Despite that the country has grown at an average pace of 2.7 percent over the past five years and the Thai government has been counting on upgrading and building new infrastructure as a means of sparking a return to higher growth rates and lifting the country out of the middle-income trap, a phenomenon in which economies hit a growth ceiling after a period of development.  The condition, according to some economists, afflicts roughly half of the world’s economies.

But some researchers and economists say infrastructure investments alone will not be enough to lift Thailand out of the middle-income trap.

“In the absence of advanced technological know-how, Thailand can neither compete with high-tech, high-value goods and service producers nor with the low-cost manufactures,” researcher Bisal Chalise in The Diplomat online magazine.

Economist Manop Udomkerdmongkol of UOB echoed that view. “Long-term improvements in Thailand’s economic wellbeing also require drastic ‘social infrastructure’ measures – including but not limited to educational reforms, legal improvements, as well as improvements to government efficiency and good governance. These policies for an all-round upgrade will ensure Thailand has a safe, undisrupted trip on the road to prosperity over the years to come.”

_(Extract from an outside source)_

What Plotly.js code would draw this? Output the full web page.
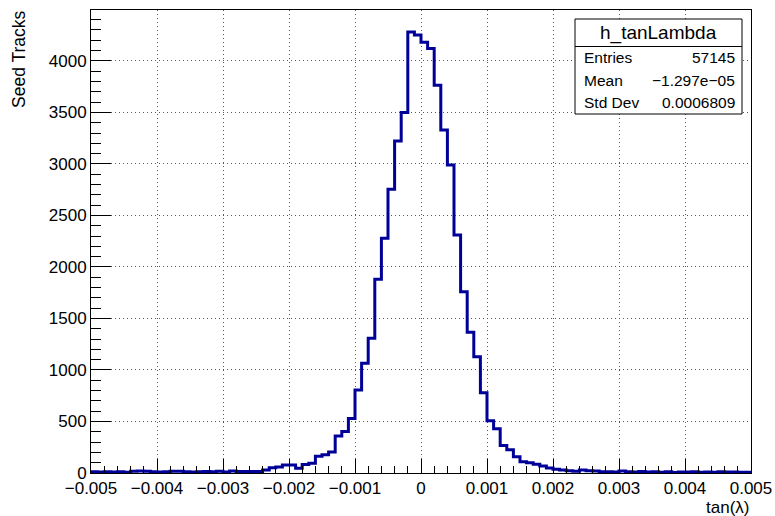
<!DOCTYPE html>
<html>
<head>
<meta charset="utf-8">
<script src="https://cdn.plot.ly/plotly-3.0.1.min.js"></script>
<style>html,body{margin:0;padding:0;background:#fff;}#chart{width:775px;height:516px;}</style>
</head>
<body>
<div id="chart"></div>
<script>
// Histogram definition: 100 bins from -0.005 to 0.005
const xMin = -0.005;
const xMax = 0.005;
const binWidth = 0.0001;
const counts = [
  12, 10, 11, 9, 13, 8, 18, 20, 16, 12,
  10, 13, 18, 17, 12, 10, 11, 14, 12, 16,
  10, 19, 15, 15, 15, 15, 29, 50, 58, 77,
  78, 47, 82, 94, 162, 178, 203, 359, 403, 530,
  806, 1065, 1307, 1880, 2278, 2754, 3223, 3498, 4280, 4252,
  4180, 4120, 3764, 3330, 2990, 2311, 1760, 1366, 1129, 780,
  508, 430, 267, 226, 158, 110, 100, 84, 68, 49,
  36, 29, 22, 16, 29, 22, 19, 13, 13, 10,
  19, 12, 10, 14, 9, 11, 8, 12, 6, 10,
  9, 12, 7, 10, 8, 11, 9, 10, 7, 8
];
const histName = "h_tanLambda";
const statsLabels = ["Entries", "Mean", "Std Dev"];
const statsValues = ["57145", "\u22121.297e\u221205", "0.0006809"];
const xTitle = "tan(\u03bb)";
const yTitle = "Seed Tracks";

// Build step outline from bin edges
const xs = [];
const ys = [];
for (let i = 0; i < counts.length; i++) {
  xs.push(xMin + i * binWidth);
  ys.push(counts[i]);
}
xs.push(xMax);
ys.push(counts[counts.length - 1]);

const yMax = Math.max(...counts) * 1.05;

const FONT = "Liberation Sans, Arial, Helvetica, sans-serif";

// layout geometry (pixels)
const W = 775, H = 516, L = 91, R = 24, T = 10, B = 43;
const pw = W - L - R, ph = H - T - B;
const px = X => (X - L) / pw;
const py = Y => (H - B - Y) / ph;

const trace = {
  x: xs, y: ys, type: 'scatter', mode: 'lines',
  line: {shape: 'hv', color: '#000099', width: 3},
  hoverinfo: 'skip', showlegend: false
};

const gridCol = '#555555';

const layout = {
  width: W, height: H,
  margin: {l: L, r: R, t: T, b: B, pad: 0},
  paper_bgcolor: '#fff', plot_bgcolor: '#fff',
  font: {family: FONT, size: 17, color: '#000'},
  showlegend: false,
  xaxis: {
    range: [xMin, xMax], tick0: 0, dtick: 0.001,
    ticks: 'inside', ticklen: 14, tickwidth: 1, tickcolor: '#000',
    minor: {dtick: 0.0002, ticks: 'inside', ticklen: 7, tickwidth: 1, tickcolor: '#000', showgrid: false},
    showgrid: true, gridcolor: gridCol, gridwidth: 1, griddash: '1px,3px',
    zeroline: false, showline: true, mirror: true, linecolor: '#000', linewidth: 1,
    tickfont: {family: FONT, size: 17, color: '#000'},
    fixedrange: true
  },
  yaxis: {
    range: [0, yMax], tick0: 0, dtick: 500,
    ticks: 'inside', ticklen: 20, tickwidth: 1, tickcolor: '#000',
    minor: {dtick: 100, ticks: 'inside', ticklen: 10, tickwidth: 1, tickcolor: '#000', showgrid: false},
    showgrid: true, gridcolor: gridCol, gridwidth: 1, griddash: '1px,3px',
    zeroline: false, showline: true, mirror: true, linecolor: '#000', linewidth: 1,
    tickfont: {family: FONT, size: 17, color: '#000'},
    fixedrange: true
  },
  shapes: [
    {type: 'rect', xref: 'paper', yref: 'paper', layer: 'above',
     x0: px(575), x1: px(742), y0: py(114), y1: py(19),
     line: {color: '#000', width: 1}, fillcolor: '#fff'},
    {type: 'line', xref: 'paper', yref: 'paper', layer: 'above',
     x0: px(575), x1: px(742), y0: py(46.5), y1: py(46.5),
     line: {color: '#000', width: 1}}
  ],
  annotations: [
    {text: yTitle, xref: 'paper', yref: 'paper', x: px(19), y: py(8),
     xanchor: 'center', yanchor: 'top', textangle: -90, showarrow: false,
     font: {family: FONT, size: 17.5, color: '#000'}},
    {text: xTitle, xref: 'paper', yref: 'paper', x: px(751), y: py(508),
     xanchor: 'right', yanchor: 'middle', showarrow: false,
     font: {family: FONT, size: 17, color: '#000'}},
    {text: histName, xref: 'paper', yref: 'paper', x: px(658.5), y: py(33),
     xanchor: 'center', yanchor: 'middle', showarrow: false,
     font: {family: FONT, size: 19, color: '#000'}}
  ]
};

const rowY = [57.7, 80, 102.3];
for (let i = 0; i < statsLabels.length; i++) {
  layout.annotations.push({text: statsLabels[i], xref: 'paper', yref: 'paper',
    x: px(582), y: py(rowY[i]), xanchor: 'left', yanchor: 'middle', showarrow: false,
    font: {family: FONT, size: 15.5, color: '#000'}});
  layout.annotations.push({text: statsValues[i], xref: 'paper', yref: 'paper',
    x: px(736.5), y: py(rowY[i]), xanchor: 'right', yanchor: 'middle', showarrow: false,
    font: {family: FONT, size: 15.5, color: '#000'}});
}

Plotly.newPlot('chart', [trace], layout, {staticPlot: true, displayModeBar: false});
</script>
</body>
</html>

The country, economists said, needs to invest more in human resource development, following the leads of firms such as Robert Bosch, which is investing in a research and development facility for fuel injectors in Thailand, PTT, which launched the Vidyasirimedhi Institute of Science and Technology, which conducts research in areas such as biodegradable resins and renewable energy.

“Building an R&D ecosystem is the best way forward. Investing in R&D would help compete farther up the value chain. The model was successfully tried in South Korea, where a government-led innovation ecosystem spurred the type of growth that can sustain itself for a long period,” said Chalise.

“Creation of a national R&D ecosystem requires investment in improving the quality of tertiary education, creating specialized research centers and facilities, and linking research with businesses and industries,” he added.